О том же сообщал Дмитрий Григорович:

«Какое бы мнение ни высказывалось и чем авторитетнее казался ему собеседник, тем настойчивее подзадоривало его высказать противоположное и начать резаться на словах. Глядя, как он прислушивался, как всматривался в собеседника из глубины серых, глубоко запрятанных глаз и как иронически сжимались его губы, он как бы заранее обдумывал не прямой ответ, но такое мнение, которое должно было озадачить, сразить своею неожиданностью собеседника. Таким представлялся мне Толстой в молодости. В спорах он доходил иногда до крайностей».

Эти слова лишь подтверждают ранее сделанные выводы. Согласиться с чужим мнением – для Толстого это означает поражение. Истина его волнует меньше всего, поскольку в его понимании признанный писатель обязан всем навязывать своё мнение. Он должен управлять толпой своих читателей, иначе рано или поздно его свергнут с пьедестала.
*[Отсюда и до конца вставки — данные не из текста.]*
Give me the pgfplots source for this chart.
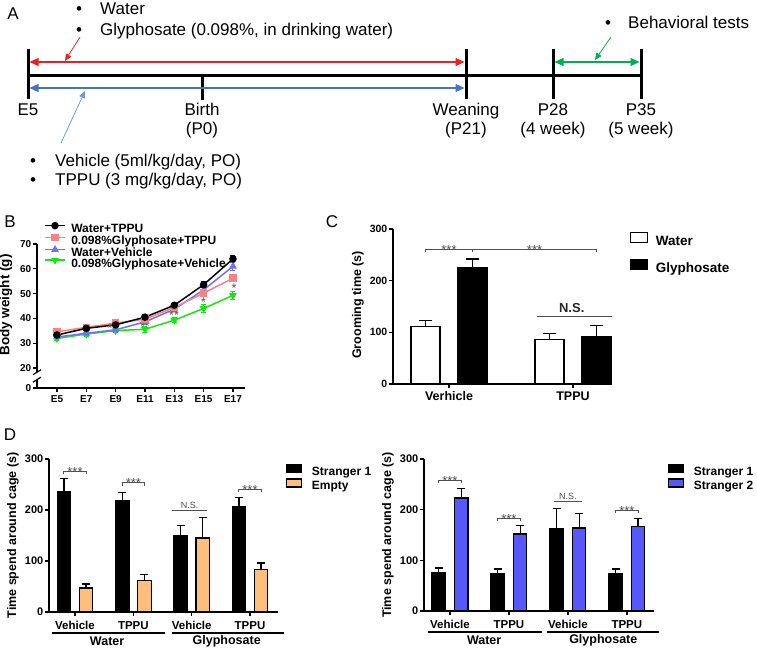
\documentclass[border=0pt]{standalone}
\usepackage{pgfplots}
\pgfplotsset{compat=1.18}
\usepackage{fontspec}
\setmainfont{Liberation Sans}
\usetikzlibrary{arrows.meta}

\definecolor{tlred}{RGB}{240,30,30}
\definecolor{tlblue}{RGB}{68,114,196}
\definecolor{tlblueL}{RGB}{110,150,220}
\definecolor{tlgreen}{RGB}{0,176,80}
\definecolor{cpink}{RGB}{248,130,130}
\definecolor{cblue}{RGB}{110,110,255}
\definecolor{cgreen}{RGB}{20,230,20}
\definecolor{corange}{RGB}{255,190,125}
\definecolor{cviolet}{RGB}{88,88,250}
\definecolor{sig}{RGB}{80,80,80}

\newcommand\fs[1]{\fontsize{#1}{#1}\selectfont}

% significance bracket: x1, x2, y, text centre, text
\newcommand\sigbr[5]{%
  \draw[sig, line width=1pt] ([yshift=-3pt]axis cs:#1,#3) -- (axis cs:#1,#3)
     -- (axis cs:#2,#3) -- ([yshift=-3pt]axis cs:#2,#3);
  \node[sig, font=\fs{13}, anchor=base, inner sep=0pt] at ([yshift=-5pt]axis cs:#4,#3) {#5};}
% N.S. line for panel D
\newcommand\nsline[4]{%
  \draw[sig, line width=1pt] (axis cs:#1,#3) -- (axis cs:#2,#3);
  \node[sig, font=\fs{9}, anchor=base, inner sep=0pt] at ([yshift=2pt]axis cs:#4,#3) {N.S.};}
\newcommand\signote[3]{\node[sig, font=\fs{12.5}, inner sep=0pt] at (axis cs:#1,#2) {#3};}

\pgfplotsset{
  panel/.style={
    anchor=south west, scale only axis, clip=false,
    axis x line*=bottom, axis y line*=left,
    axis line style={line width=1.3pt},
    every tick/.style={black, line width=1.3pt},
    tick align=outside, major tick length=4pt,
    /pgf/number format/assume math mode=true,
    yticklabel style={inner sep=1.5pt},
    legend cell align=left,
  },
  bars/.style={ybar, bar shift=0pt, draw=black, line width=1.2pt,
    /pgfplots/error bars/y dir=plus, /pgfplots/error bars/y explicit,
    /pgfplots/error bars/error bar style={line width=1.2pt, black},
  },
  capD/.style={/pgfplots/error bars/error mark options={rotate=90, mark size=4pt, line width=1.2pt, black}},
  capC/.style={/pgfplots/error bars/error mark options={rotate=90, mark size=6.5pt, line width=1.2pt, black}},
  sqD/.style={legend image code/.code={\draw[##1, line width=1.2pt] (0pt,0pt) rectangle (15pt,8pt);}},
  sqC/.style={legend image code/.code={\draw[##1, line width=1.2pt] (0pt,-0.5pt) rectangle (17pt,9.5pt);}},
  dlegend/.style={legend style={anchor=north west, draw=none, fill=none,
    font=\fs{12}\bfseries, inner sep=0pt, row sep=0pt,
    nodes={inner sep=0.5pt, text height=8pt, text depth=2pt},
    /tikz/every odd column/.style={column sep=9pt}}},
  lineplot/.style={line width=1.5pt, mark size=3pt,
    /pgfplots/error bars/y dir=both, /pgfplots/error bars/y explicit,
    /pgfplots/error bars/error bar style={line width=1pt},
    /pgfplots/error bars/error mark options={rotate=90, mark size=2.5pt, line width=1pt}},
}

\begin{document}
\begin{tikzpicture}
\path[use as bounding box] (0,0) rectangle (757pt,648pt);

%% ---------- panel A: timeline ----------
\begin{scope}[x=1pt, y=-1pt, yshift=648pt, font=\fs{17}]
\node at (13,14) {A};
\node at (10,222) {B};
\node at (332,222) {C};
\node at (10,435) {D};
\node[anchor=base] at (79,15) {\textbullet};
\node[anchor=base west, inner sep=0pt] at (100,15) {Water};
\node[anchor=base] at (79,36) {\textbullet};
\node[anchor=base west, inner sep=0pt] at (100,36) {Glyphosate (0.098\%, in drinking water)};
\node[anchor=base] at (608,29) {\textbullet};
\node[anchor=base west, inner sep=0pt] at (628,29) {Behavioral tests};
\node[anchor=base] at (33,167) {\textbullet};
\node[anchor=base west, inner sep=0pt] at (55,167) {Vehicle (5ml/kg/day, PO)};
\node[anchor=base] at (33,186) {\textbullet};
\node[anchor=base west, inner sep=0pt] at (55,186) {TPPU (3 mg/kg/day, PO)};

\draw[line width=3pt] (28,76) -- (641,76);
\foreach \x in {28,466,553,641} \draw[line width=3pt] (\x,49) -- (\x,99);
\draw[line width=3pt] (202,76) -- (202,100);

\draw[tlred, line width=1.2pt, {Triangle[length=9pt,width=8pt]}-{Triangle[length=9pt,width=8pt]}] (29.5,62) -- (464.5,62);
\draw[tlblue, line width=1.2pt, {Triangle[length=9pt,width=8pt]}-{Triangle[length=9pt,width=8pt]}] (29.5,88) -- (464.5,88);
\draw[tlgreen, line width=1.2pt, {Triangle[length=9pt,width=8pt]}-{Triangle[length=9pt,width=8pt]}] (554.5,62) -- (639.5,62);
\draw[tlred, line width=0.8pt, -{Triangle[length=7pt,width=6pt]}] (80,37) -- (65,61);
\draw[tlblueL, line width=0.8pt, -{Triangle[length=7pt,width=6pt]}] (61,143) -- (85,91);
\draw[tlgreen, line width=0.8pt, -{Triangle[length=7pt,width=6pt]}] (611,37) -- (595,60);

\foreach \x/\a/\b in {28/E5/, 202/Birth/(P0), 466/Weaning/(P21), 553/P28/(4 week), 641/P35/(5 week)} {
  \node[anchor=base] at (\x,116) {\a};
  \node[anchor=base] at (\x,135) {\b};
}
\end{scope}

%% ---------- panel B: body weight ----------
\begin{axis}[panel, at={(37pt,260pt)}, width=208pt, height=144pt,
  xmin=3.64, xmax=17.82, ymin=11.94, ymax=70,
  xtick={5,7,9,11,13,15,17}, xticklabels={E5,E7,E9,E11,E13,E15,E17},
  ytick={11.94,20,30,40,50,60,70}, yticklabels={0,20,30,40,50,60,70},
  tick label style={font=\fs{10}\bfseries},
  ylabel={Body weight (g)},
  ylabel style={font=\fs{13.5}\bfseries, at={(axis description cs:-0.15,0.576)}, anchor=center},
  reverse legend,
  legend style={at={(0.034,1.15)}, anchor=north west, draw=none, fill=none,
    font=\fs{12}\bfseries, inner sep=0pt, row sep=0pt,
    nodes={inner sep=0.5pt, text height=7.5pt, text depth=1.5pt},
    /tikz/every odd column/.style={column sep=5pt}},
  legend image code/.code={\draw[mark repeat=2, mark phase=2, #1]
    plot coordinates {(0pt,4pt) (10pt,4pt) (20pt,4pt)};},
]
\addplot[lineplot, cgreen, mark=triangle*, mark options={rotate=180}] coordinates {
  (5,31.9) +- (0,0.8) (7,33.7) +- (0,0.8) (9,35.1) +- (0,0.9) (11,35.6) +- (0,1.2)
  (13,39.3) +- (0,1.0) (15,44.0) +- (0,1.8) (17,49.3) +- (0,1.6)};
\addlegendentry{0.098\%Glyphosate+Vehicle}
\addplot[lineplot, cblue, mark=triangle*] coordinates {
  (5,32.5) +- (0,0.8) (7,34.0) +- (0,0.8) (9,35.4) +- (0,0.9) (11,38.6) +- (0,0.9)
  (13,43.7) +- (0,0.9) (15,51.5) +- (0,1.2) (17,61.0) +- (0,1.5)};
\addlegendentry{Water+Vehicle}
\addplot[lineplot, cpink, mark=square*] coordinates {
  (5,34.6) +- (0,0.8) (7,36.4) +- (0,0.8) (9,38.1) +- (0,0.8) (11,39.7) +- (0,0.9)
  (13,44.4) +- (0,0.9) (15,50.2) +- (0,1.2) (17,56.2) +- (0,1.5)};
\addlegendentry{0.098\%Glyphosate+TPPU}
\addplot[lineplot, black, mark=*] coordinates {
  (5,33.3) +- (0,0.8) (7,36.0) +- (0,0.8) (9,37.4) +- (0,0.9) (11,40.5) +- (0,0.9)
  (13,45.3) +- (0,0.9) (15,53.6) +- (0,1.3) (17,64.0) +- (0,1.2)};
\addlegendentry{Water+TPPU}
% axis break
\fill[white] ([xshift=-3pt]axis cs:3.64,15.3) rectangle ([xshift=3pt]axis cs:3.64,18.3);
\draw[line width=1.2pt] ([xshift=-4pt,yshift=-2.5pt]axis cs:3.64,18.3) -- ++(8pt,5pt);
\draw[line width=1.2pt] ([xshift=-4pt,yshift=-2.5pt]axis cs:3.64,15.3) -- ++(8pt,5pt);
% significance marks
\signote{8.62}{36.1}{*}
\signote{11.0}{36.9}{**}
\signote{12.98}{41.4}{**}
\signote{15.0}{46.6}{*}
\signote{17.07}{52.3}{*}
\end{axis}

%% ---------- panel C: grooming ----------
\begin{axis}[panel, at={(393pt,264pt)}, width=219pt, height=155pt,
  xmin=-0.452, xmax=1.315, ymin=0, ymax=300, ytick={0,100,200,300},
  xtick={0,1}, xticklabels={Verhicle,TPPU},
  tick label style={font=\fs{10.5}\bfseries},
  xticklabel style={font=\fs{12.5}\bfseries},
  ylabel={Grooming time (s)},
  ylabel style={font=\fs{12.5}\bfseries, at={(axis description cs:-0.16,0.51)}, anchor=center},
  legend style={at={(1.082,0.981)}, anchor=north west, draw=none, fill=none,
    font=\fs{13.5}\bfseries, inner sep=0pt, row sep=10pt,
    nodes={inner sep=0.5pt, text height=9.5pt, text depth=3pt},
    /tikz/every odd column/.style={column sep=7pt}},
]
\addplot[bars, capC, sqC, fill=white, bar width=29pt] coordinates {(-0.19,112) +- (0,11) (0.81,86) +- (0,11)};
\addlegendentry{Water}
\addplot[bars, capC, sqC, fill=black, bar width=29pt] coordinates {(0.19,225) +- (0,17) (1.19,92) +- (0,21)};
\addlegendentry{Glyphosate}
\draw[sig, line width=1pt] ([yshift=-3pt]axis cs:-0.19,261) -- (axis cs:-0.19,261)
  -- (axis cs:1.19,261) -- ([yshift=-3pt]axis cs:1.19,261);
\draw[sig, line width=1pt] (axis cs:0.19,261) -- ([yshift=-3pt]axis cs:0.19,261);
\node[sig, font=\fs{13}, anchor=base, inner sep=0pt] at ([yshift=-5pt]axis cs:0,261) {***};
\node[sig, font=\fs{13}, anchor=base, inner sep=0pt] at ([yshift=-5pt]axis cs:0.69,261) {***};
\draw[sig, line width=1pt] (axis cs:0.71,130) -- (axis cs:1.315,130);
\node[font=\fs{13}\bfseries, anchor=base, inner sep=0pt, black!85] at ([yshift=4pt]axis cs:0.99,130) {N.S.};
\end{axis}

%% ---------- panel D left: stranger 1 vs empty ----------
\begin{axis}[panel, dlegend, at={(49pt,36pt)}, width=229pt, height=153pt,
  xmin=-0.446, xmax=3.48, ymin=0, ymax=300, ytick={0,100,200,300},
  xtick={0,1,2,3}, xticklabels={Vehicle,TPPU,Vehicle,TPPU},
  tick label style={font=\fs{11}\bfseries},
  xticklabel style={font=\fs{11.5}\bfseries, yshift=-2pt},
  ylabel={Time spend around cage (s)},
  ylabel style={font=\fs{12.5}\bfseries, at={(axis description cs:-0.158,0.5)}, anchor=center},
  legend style={at={(1.035,0.967)}},
]
\addplot[bars, capD, sqD, fill=black, bar width=13.5pt] coordinates {
  (-0.19,237) +- (0,24) (0.81,218) +- (0,17) (1.81,149) +- (0,20) (2.81,206) +- (0,18)};
\addlegendentry{Stranger 1}
\addplot[bars, capD, sqD, fill=corange, bar width=13.5pt] coordinates {
  (0.19,47) +- (0,8) (1.19,61) +- (0,12) (2.19,145) +- (0,41) (3.19,84) +- (0,12)};
\addlegendentry{Empty}
\sigbr{-0.19}{0.19}{276}{0}{***}
\sigbr{0.81}{1.19}{253}{1}{***}
\sigbr{2.81}{3.19}{241}{3}{***}
\nsline{1.67}{2.26}{200}{1.965}
\draw[line width=1.2pt] ([yshift=-21pt]axis cs:-0.39,0) -- ([yshift=-21pt]axis cs:1.54,0);
\draw[line width=1.2pt] ([yshift=-21pt]axis cs:1.66,0) -- ([yshift=-21pt]axis cs:3.58,0);
\node[font=\fs{12.5}\bfseries] at ([yshift=-29pt]axis cs:0.55,0) {Water};
\node[font=\fs{12.5}\bfseries] at ([yshift=-29pt]axis cs:2.6,0) {Glyphosate};
\end{axis}

%% ---------- panel D right: stranger 1 vs stranger 2 ----------
\begin{axis}[panel, dlegend, at={(424pt,37pt)}, width=230pt, height=152pt,
  xmin=-0.44, xmax=3.46, ymin=0, ymax=300, ytick={0,100,200,300},
  xtick={0,1,2,3}, xticklabels={Vehicle,TPPU,Vehicle,TPPU},
  tick label style={font=\fs{11}\bfseries},
  xticklabel style={font=\fs{11.5}\bfseries, yshift=-2pt},
  ylabel={Time spend around cage (s)},
  ylabel style={font=\fs{12.5}\bfseries, at={(axis description cs:-0.157,0.5)}, anchor=center},
  legend style={at={(1.061,0.967)}},
]
\addplot[bars, capD, sqD, fill=black, bar width=13.5pt] coordinates {
  (-0.19,75) +- (0,10) (0.81,73) +- (0,10) (1.81,162) +- (0,41) (2.81,73) +- (0,10)};
\addlegendentry{Stranger 1}
\addplot[bars, capD, sqD, fill=cviolet, bar width=13.5pt] coordinates {
  (0.19,223) +- (0,18) (1.19,152) +- (0,16) (2.19,164) +- (0,29) (3.19,166) +- (0,17)};
\addlegendentry{Stranger 2}
\sigbr{-0.19}{0.19}{258}{0}{***}
\sigbr{0.81}{1.19}{183}{1}{***}
\sigbr{2.81}{3.19}{199}{3}{***}
\nsline{1.76}{2.24}{217}{2}
\draw[line width=1.2pt] ([yshift=-21pt]axis cs:-0.37,0) -- ([yshift=-21pt]axis cs:1.56,0);
\draw[line width=1.2pt] ([yshift=-21pt]axis cs:1.64,0) -- ([yshift=-21pt]axis cs:3.54,0);
\node[font=\fs{12.5}\bfseries] at ([yshift=-29pt]axis cs:0.58,0) {Water};
\node[font=\fs{12.5}\bfseries] at ([yshift=-29pt]axis cs:2.6,0) {Glyphosate};
\end{axis}
\end{tikzpicture}
\end{document}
Он должен быть выше всех, иначе усомнится в необходимости продолжать дело, которому намерен посвятить всю жизнь. Поэтому и сам доходил иногда до крайностей, и вынуждал к этому других. Вот что Толстой написал в дневнике 25 июня 1861 года:

«Замечательная ссора с Тургеневым; окончательная – он подлец совершенный, но я думаю, что со временем не выдержу и прощу его».
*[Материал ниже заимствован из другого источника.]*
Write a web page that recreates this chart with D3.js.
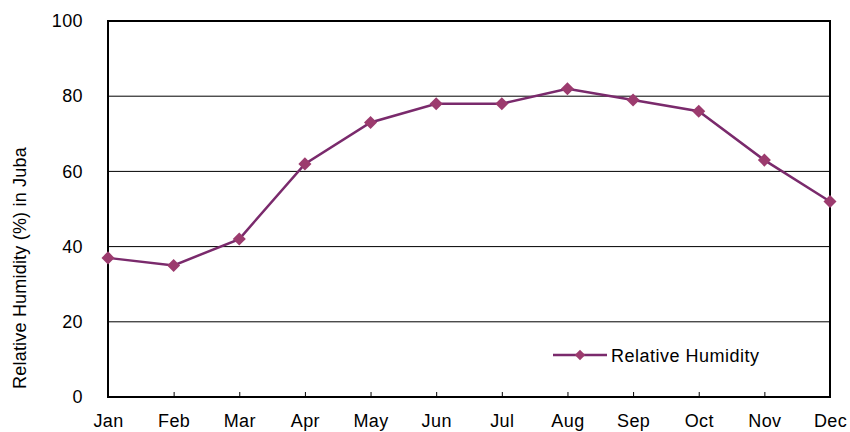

Иными словами, Толстой по-прежнему уверен в собственной правоте, непогрешимости и не намерен извиняться, если в чём-то был неправ, если в азарте спора был излишне язвителен по отношению к своему противнику. Он способен лишь на то, чтобы с высоты своего положения простить заблудшего коллегу.

Судя по всему, будучи уже в ореоле славы, Толстой окончательно утратил интерес к поискам истины в спорах и по серьёзному поводу предпочитал не дискутировать с коллегами-литераторами и другими людьми своего круга. Именно так должен рассуждать известный писатель, учёный или политик – что толку аргументированно отстаивать собственное мнение, если можно настоять на своём, не утруждая себя анализом слов оппонента. К тому же, это поможет сохранить здоровье.

Однако прав был Эйхенбаум – не стоит придавать большое значение тщеславию Толстого, несмотря на его откровенное признание. Действительно, помимо стремления к славе, у Толстого был ещё один стимул для того, чтобы писать и писать не покладая рук – это желание поправить состояние своих финансов и обеспечить благополучие семьи. Вот что он записал в свой дневник 5 августа 1863 года, через два года после женитьбы и через месяц после рождения первого ребёнка:

«Я пишу теперь не для себя одного, как прежде, не для нас двух, как недавно, а для него».

А в «Исповеди» 1882 года читаем ещё более откровенное признание:

«В это время я стал писать из тщеславия, корыстолюбия и гордости. В писаниях своих я делал то же самое, что и в жизни. Для того чтобы иметь славу и деньги, для которых я писал, надо было скрывать хорошее и выказывать дурное. Я так и делал».

Не правда ли, загадочная фраза. С одной стороны, Толстой признаётся в собственном тщеславии и корыстолюбии, а с другой – по сути, утверждает, что приписывал персонажам своих произведений не самые лучшие свои черты. Примером могут служить приведённые выше слова Болконского о жажде славы любой ценой. Но в том-то и дело, что, «показывая дурное», Толстой предлагал читателю то, что есть в реальной жизни. Абсолютно хорошие и абсолютно дурные люди бывают только в сказках для детей. Так что некоторые малопривлекательные черты характера, несомненно, пошли ему на пользу при создании и «Анны Карениной», и «Войны и мира» – в своих героев он вкладывал частицу самого себя, во многих случаях используя alter ego, с которым продолжал бороться всю жизнь, хотя и без особого успеха.

Но вот что странно – в «Исповеди» Толстой писал, что «скрывал хорошее», а в «Записках христианина», написанных в том же 1882 году, утверждал, что не понимает разницы между добром и злом:

«Я таким нигилистом прожил 35 лет, <…> я написал в поучение русских людей 11-ть томов сочинений, за которые, кроме всякого рода восхвалений, получил тысяч полтораста денег, <…> я убедился, что не только ничему не могу учить людей, но решительно сам не имею ни малейшего понятия о том, что я такое, что хорошо, что дурно».